On Feb. 5 at 5:12 a.m., just hours after it was announced that he came in last place in the presidential election, Chan sent chair of the board Saad Aslam his letter of resignation.
“To be honest, based on the presidential results, I don’t feel I have the confidence of the undergraduate student population of this university to continue to represent them,” said Chan. “The number of votes is a clear indication.”
Chan received 149 votes out of the 3,502 – four per cent – cast for president.
Chan is the third director to step down this term, following resignations from both Justin Glover and Peter Hanna.
“I think he was really disheartened by the results,” said Aslam.“We tried to contact him, but he didn’t want to be contacted. He’s moved on, I guess.”
The letter of resignation sent in by Chan stated that his reason for resigning was that he felt he could no longer represent students on the board in terms of governance, advocacy and representation.
“My personal opinion about being a director: you have to be honest and transparent,” said Chan.
He added that didn’t feel as though he had accomplished any advocacy and there were too many could change.
“From my two experiences on the board, I have seen two different ways of the board being run, and I have seen nearly the same result,” said Chan.
“Last year’s board made a whack of changes that made this year’s board struggle.”
Chan feels that the structure of the board and how it is run is a major hindrance to its functionality, stating that the size of the board is something that should be examined.
Chan also noted that it was problematic that students didn’t understand the concept of a two-term board enough to pass a referendum, which was asked of students in last year’s WLUSU election.

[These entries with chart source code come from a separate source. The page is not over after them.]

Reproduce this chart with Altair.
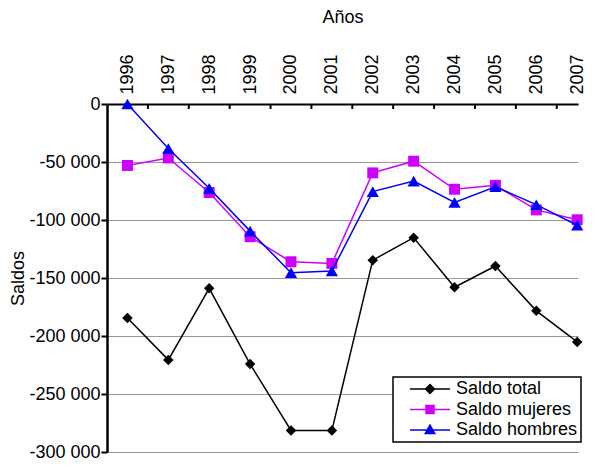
import altair as alt
import pandas as pd

years = list(range(1996, 2008))
saldo_total = [-184500, -220600, -158900, -224200, -281400, -281400,
               -134600, -115200, -158000, -139700, -178300, -205100]
saldo_mujeres = [-53000, -46500, -76300, -114400, -136000, -137400,
                 -59400, -49300, -73500, -70100, -91300, -99800]
saldo_hombres = [0, -38300, -72700, -109600, -145400, -144000,
                 -75500, -66500, -84800, -71300, -86800, -104500]

series_names = ["Saldo total", "Saldo mujeres", "Saldo hombres"]
series_values = [saldo_total, saldo_mujeres, saldo_hombres]
series_colors = ["#000000", "#CC00FF", "#0000FF"]
series_shapes = ["diamond", "square", "triangle-up"]
series_sizes = [110, 120, 150]
# legend glyphs: a short line with the marker on it
legend_paths = [
    "M-4,0H4M0,-0.9L0.9,0L0,0.9L-0.9,0Z",
    "M-4,0H4M-0.8,-0.8H0.8V0.8H-0.8Z",
    "M-4,0H4M0,-1L0.95,0.7H-0.95Z",
]
y_ticks = [0, -50000, -100000, -150000, -200000, -250000, -300000]
half_years = [y + 0.5 for y in years[:-1]]

rows = []
for name, vals in zip(series_names, series_values):
    for yr, v in zip(years, vals):
        rows.append({"year": yr, "saldo": v, "serie": name})
df = pd.DataFrame(rows)
df_ticks = pd.DataFrame({"year": half_years})

FONT = "Liberation Sans"
x_scale = alt.Scale(domain=[1995.5, 2007.02], nice=False, zero=False)
y_scale = alt.Scale(domain=[-300000, 0], nice=False)
col_scale = alt.Scale(domain=series_names, range=series_colors)

x_axis = alt.Axis(
    orient="top", values=years, format="d", labelAngle=-90, ticks=False,
    grid=False, title="Años", domainColor="black", domainWidth=2,
    labelFontSize=18, labelPadding=10, labelColor="black",
    titleFontSize=18, titleFontWeight="normal", titlePadding=27,
    titleColor="black",
)
y_axis = alt.Axis(
    values=y_ticks,
    labelExpr="datum.value == 0 ? '0' : '-' + floor(-datum.value / 1000) + ' 000'",
    grid=True, gridColor="#999999", gridWidth=1,
    domainColor="black", domainWidth=2.5, tickColor="black", tickSize=6,
    tickWidth=2, labelFontSize=18, labelPadding=1, labelColor="black",
    title="Saldos", titleFontSize=18, titleFontWeight="normal",
    titlePadding=1, titleColor="black",
)
legend_def = alt.Legend(
    title=None, orient="none", legendX=286, legendY=273, labelFontSize=18,
    labelColor="black", padding=3, rowPadding=2.5,
    strokeColor="black", fillColor="white", symbolStrokeWidth=1.5,
    symbolSize=100, symbolOffset=25, labelOffset=17, symbolOpacity=1,
)
X = alt.X("year:Q", scale=x_scale, axis=x_axis)
Y = alt.Y("saldo:Q", scale=y_scale, axis=y_axis)
FILL = alt.Fill("serie:N", scale=col_scale, legend=legend_def)
STROKE = alt.Stroke("serie:N", scale=col_scale, legend=legend_def)

layers = []
# small inward ticks between the years on the top axis
layers.append(
    alt.Chart(df_ticks).mark_rule(color="black", strokeWidth=2).encode(
        x=X, y=alt.value(0), y2=alt.value(5),
    )
)
for name, shape, size in zip(series_names, series_shapes, series_sizes):
    sub = alt.Chart(df).transform_filter(alt.datum.serie == name)
    line = sub.mark_line(strokeWidth=1.5).encode(x=X, y=Y, stroke=STROKE)
    pts = sub.mark_point(filled=True, shape=shape, size=size, opacity=1).encode(
        x=X, y=Y, fill=FILL,
    )
    layers += [line, pts]

# legend-only layer (no visible marks): line + marker glyphs
legend_layer = alt.Chart(df).transform_filter("false").mark_point(filled=True).encode(
    x=X, y=Y, fill=FILL, stroke=STROKE,
    shape=alt.Shape("serie:N", scale=alt.Scale(domain=series_names, range=legend_paths),
                    legend=legend_def),
)
layers.append(legend_layer)

chart = alt.layer(*layers).properties(
    width=471, height=348,
    autosize=alt.AutoSizeParams(type="none"),
    padding={"left": 99, "top": 96, "right": 9, "bottom": 9},
).configure(font=FONT).configure_view(stroke=None).configure_legend(strokeWidth=1.5)

chart.save("out.html", embed_options={"renderer": "svg", "actions": False})
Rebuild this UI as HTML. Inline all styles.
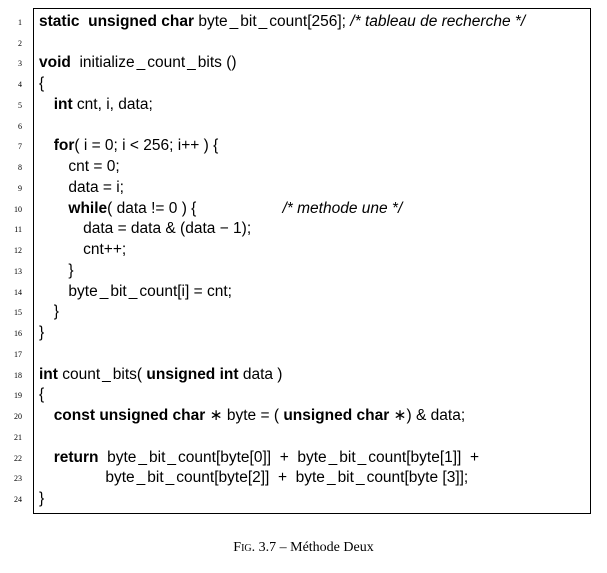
<!DOCTYPE html>
<html><head><meta charset="utf-8"><style>
body{margin:0;width:607px;height:573px;background:#fff;font-family:"Liberation Sans",sans-serif;color:#000;position:relative;overflow:hidden}
.box{position:absolute;left:33px;top:8px;width:558px;height:506px;border:1px solid #000;box-sizing:border-box}
.l{position:absolute;font-size:15.5px;white-space:pre;line-height:20px;height:20px}
.n{position:absolute;font-size:8px;line-height:20px;width:22px;text-align:right;left:0;font-family:"Liberation Serif",serif}
b{font-weight:bold}
i{font-style:italic}
.u{margin:0 2px}
.cap{position:absolute;top:540px;left:0;width:607px;text-align:center;font-family:"Liberation Serif",serif;font-size:14px}
</style></head><body>
<div class="box"></div>
<div id="c"></div>
<div class="cap"><span style="font-variant:small-caps">Fig.</span> 3.7 – Méthode Deux</div>
<script>
var L=[
[0,'<b>static  unsigned char</b> byte_bit_count[256]; <i>/* tableau de recherche */</i>'],
[0,''],
[0,'<b>void</b>  initialize_count_bits ()'],
[0,'{'],
[1,'<b>int</b> cnt, i, data;'],
[0,''],
[1,'<b>for</b>( i = 0; i &lt; 256; i++ ) {'],
[2,'cnt = 0;'],
[2,'data = i;'],
[2,'<b>while</b>( data != 0 ) {                    <i>/* methode une */</i>'],
[3,'data = data &amp; (data − 1);'],
[3,'cnt++;'],
[2,'}'],
[2,'byte_bit_count[i] = cnt;'],
[1,'}'],
[0,'}'],
[0,''],
[0,'<b>int</b> count_bits( <b>unsigned int</b> data )'],
[0,'{'],
[1,'<b>const unsigned char</b> ∗ byte = ( <b>unsigned char</b> ∗) &amp; data;'],
[0,''],
[1,'<b>return</b>  byte_bit_count[byte[0]]  +  byte_bit_count[byte[1]]  +'],
[1,'            byte_bit_count[byte[2]]  +  byte_bit_count[byte [3]];'],
[0,'}']];
var h='';
for(var k=0;k<L.length;k++){var t=12+k*20.74;
var s=L[k][1].replace(/_/g,'<span class="u">_</span>');
h+='<div class="n" style="top:'+(t+1)+'px">'+(k+1)+'</div>';
h+='<div class="l" style="top:'+t+'px;left:'+(39+L[k][0]*14.7)+'px">'+s+'</div>';}
document.getElementById('c').innerHTML=h;
</script>
</body></html>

“Having the board elected in the same term as the president never made any sense to me, as the board is supposed to be for the long term and the president is short-term,” said Chan.
“So I guess really I picked the wrong fight and it’s an action you have to live with,” Chan concluded.
The board, now reduced to 12 members, has a quorum of eight and must have at least 10 members sitting on it.
Aslam stated that he doesn’t foresee any other directors resigning in the near future; therefore, the current board should be fine to finish the rest of their term.